» **Dataset section**
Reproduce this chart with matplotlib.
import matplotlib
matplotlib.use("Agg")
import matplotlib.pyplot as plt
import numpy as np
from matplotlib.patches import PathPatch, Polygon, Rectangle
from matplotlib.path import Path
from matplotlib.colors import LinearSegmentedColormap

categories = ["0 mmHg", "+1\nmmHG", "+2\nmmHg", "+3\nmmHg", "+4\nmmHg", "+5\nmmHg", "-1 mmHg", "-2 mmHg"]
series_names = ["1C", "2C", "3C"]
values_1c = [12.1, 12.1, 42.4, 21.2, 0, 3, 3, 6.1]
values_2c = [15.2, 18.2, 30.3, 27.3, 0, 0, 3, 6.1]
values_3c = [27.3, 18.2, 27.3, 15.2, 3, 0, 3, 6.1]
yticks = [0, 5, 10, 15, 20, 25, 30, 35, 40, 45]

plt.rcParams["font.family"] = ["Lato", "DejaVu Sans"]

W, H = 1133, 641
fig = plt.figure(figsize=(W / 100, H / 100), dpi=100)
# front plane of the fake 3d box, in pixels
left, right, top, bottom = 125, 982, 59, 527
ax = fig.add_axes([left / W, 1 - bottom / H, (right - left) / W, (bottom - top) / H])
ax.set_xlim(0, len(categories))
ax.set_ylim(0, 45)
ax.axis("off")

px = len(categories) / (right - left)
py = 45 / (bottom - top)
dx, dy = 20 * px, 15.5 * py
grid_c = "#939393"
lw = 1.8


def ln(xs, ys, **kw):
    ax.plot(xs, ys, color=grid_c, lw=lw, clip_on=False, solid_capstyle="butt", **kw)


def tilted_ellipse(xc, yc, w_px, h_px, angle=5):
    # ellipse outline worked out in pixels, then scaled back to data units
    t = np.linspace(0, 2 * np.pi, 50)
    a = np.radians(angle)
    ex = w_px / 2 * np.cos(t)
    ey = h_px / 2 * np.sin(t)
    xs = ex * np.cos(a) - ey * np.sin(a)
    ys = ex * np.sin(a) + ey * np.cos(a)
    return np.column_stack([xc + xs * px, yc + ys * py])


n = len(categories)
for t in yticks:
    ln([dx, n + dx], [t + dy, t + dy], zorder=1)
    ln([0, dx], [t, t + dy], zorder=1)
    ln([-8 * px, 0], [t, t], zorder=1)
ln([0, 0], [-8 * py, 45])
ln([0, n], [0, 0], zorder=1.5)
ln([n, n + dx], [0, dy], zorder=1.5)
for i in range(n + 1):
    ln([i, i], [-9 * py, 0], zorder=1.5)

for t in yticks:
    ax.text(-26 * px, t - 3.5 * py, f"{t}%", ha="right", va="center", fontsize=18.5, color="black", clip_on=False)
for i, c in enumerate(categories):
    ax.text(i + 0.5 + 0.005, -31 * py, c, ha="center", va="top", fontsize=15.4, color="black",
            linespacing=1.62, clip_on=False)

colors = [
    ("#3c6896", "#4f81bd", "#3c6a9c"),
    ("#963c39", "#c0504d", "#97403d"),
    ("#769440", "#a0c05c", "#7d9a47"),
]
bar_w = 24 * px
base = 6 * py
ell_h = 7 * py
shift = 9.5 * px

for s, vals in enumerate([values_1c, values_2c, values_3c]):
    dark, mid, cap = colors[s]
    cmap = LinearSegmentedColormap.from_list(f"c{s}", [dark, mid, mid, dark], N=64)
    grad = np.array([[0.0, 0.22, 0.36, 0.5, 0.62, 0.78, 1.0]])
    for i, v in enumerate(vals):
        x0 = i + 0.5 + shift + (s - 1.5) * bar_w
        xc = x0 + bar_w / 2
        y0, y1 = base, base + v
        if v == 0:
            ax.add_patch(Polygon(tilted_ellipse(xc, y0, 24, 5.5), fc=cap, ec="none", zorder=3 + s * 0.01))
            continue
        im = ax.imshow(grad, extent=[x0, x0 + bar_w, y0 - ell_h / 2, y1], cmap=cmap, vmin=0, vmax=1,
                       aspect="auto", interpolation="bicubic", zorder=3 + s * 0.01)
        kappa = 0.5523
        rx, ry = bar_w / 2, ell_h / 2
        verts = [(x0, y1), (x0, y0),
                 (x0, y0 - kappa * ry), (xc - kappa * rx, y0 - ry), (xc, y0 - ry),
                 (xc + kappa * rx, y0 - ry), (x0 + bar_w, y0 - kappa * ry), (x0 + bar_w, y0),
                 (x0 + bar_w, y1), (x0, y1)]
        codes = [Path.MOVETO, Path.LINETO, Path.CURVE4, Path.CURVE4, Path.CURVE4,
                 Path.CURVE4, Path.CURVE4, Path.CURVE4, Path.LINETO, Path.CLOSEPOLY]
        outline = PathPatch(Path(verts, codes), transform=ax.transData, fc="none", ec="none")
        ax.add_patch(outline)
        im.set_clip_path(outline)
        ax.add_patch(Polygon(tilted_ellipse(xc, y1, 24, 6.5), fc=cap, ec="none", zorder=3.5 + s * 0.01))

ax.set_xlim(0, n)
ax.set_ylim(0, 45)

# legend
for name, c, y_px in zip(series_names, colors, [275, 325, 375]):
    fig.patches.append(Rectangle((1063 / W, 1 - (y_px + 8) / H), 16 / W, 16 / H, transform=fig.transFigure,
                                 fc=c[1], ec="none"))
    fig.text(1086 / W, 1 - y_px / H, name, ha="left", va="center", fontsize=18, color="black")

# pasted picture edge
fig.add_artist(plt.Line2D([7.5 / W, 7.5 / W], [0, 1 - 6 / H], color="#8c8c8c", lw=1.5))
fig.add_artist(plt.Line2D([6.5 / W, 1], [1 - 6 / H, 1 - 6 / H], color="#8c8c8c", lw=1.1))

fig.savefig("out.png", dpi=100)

» **Task goal**
Reproduce only the lines from the top of the material through the one bearing "return np.column_stack([xc +", each exactly as it stands.

» **Exercise response**
Reproduce this chart with matplotlib.
import matplotlib
matplotlib.use("Agg")
import matplotlib.pyplot as plt
import numpy as np
from matplotlib.patches import PathPatch, Polygon, Rectangle
from matplotlib.path import Path
from matplotlib.colors import LinearSegmentedColormap

categories = ["0 mmHg", "+1\nmmHG", "+2\nmmHg", "+3\nmmHg", "+4\nmmHg", "+5\nmmHg", "-1 mmHg", "-2 mmHg"]
series_names = ["1C", "2C", "3C"]
values_1c = [12.1, 12.1, 42.4, 21.2, 0, 3, 3, 6.1]
values_2c = [15.2, 18.2, 30.3, 27.3, 0, 0, 3, 6.1]
values_3c = [27.3, 18.2, 27.3, 15.2, 3, 0, 3, 6.1]
yticks = [0, 5, 10, 15, 20, 25, 30, 35, 40, 45]

plt.rcParams["font.family"] = ["Lato", "DejaVu Sans"]

W, H = 1133, 641
fig = plt.figure(figsize=(W / 100, H / 100), dpi=100)
# front plane of the fake 3d box, in pixels
left, right, top, bottom = 125, 982, 59, 527
ax = fig.add_axes([left / W, 1 - bottom / H, (right - left) / W, (bottom - top) / H])
ax.set_xlim(0, len(categories))
ax.set_ylim(0, 45)
ax.axis("off")

px = len(categories) / (right - left)
py = 45 / (bottom - top)
dx, dy = 20 * px, 15.5 * py
grid_c = "#939393"
lw = 1.8


def ln(xs, ys, **kw):
    ax.plot(xs, ys, color=grid_c, lw=lw, clip_on=False, solid_capstyle="butt", **kw)


def tilted_ellipse(xc, yc, w_px, h_px, angle=5):
    # ellipse outline worked out in pixels, then scaled back to data units
    t = np.linspace(0, 2 * np.pi, 50)
    a = np.radians(angle)
    ex = w_px / 2 * np.cos(t)
    ey = h_px / 2 * np.sin(t)
    xs = ex * np.cos(a) - ey * np.sin(a)
    ys = ex * np.sin(a) + ey * np.cos(a)
    return np.column_stack([xc + xs * px, yc + ys * py])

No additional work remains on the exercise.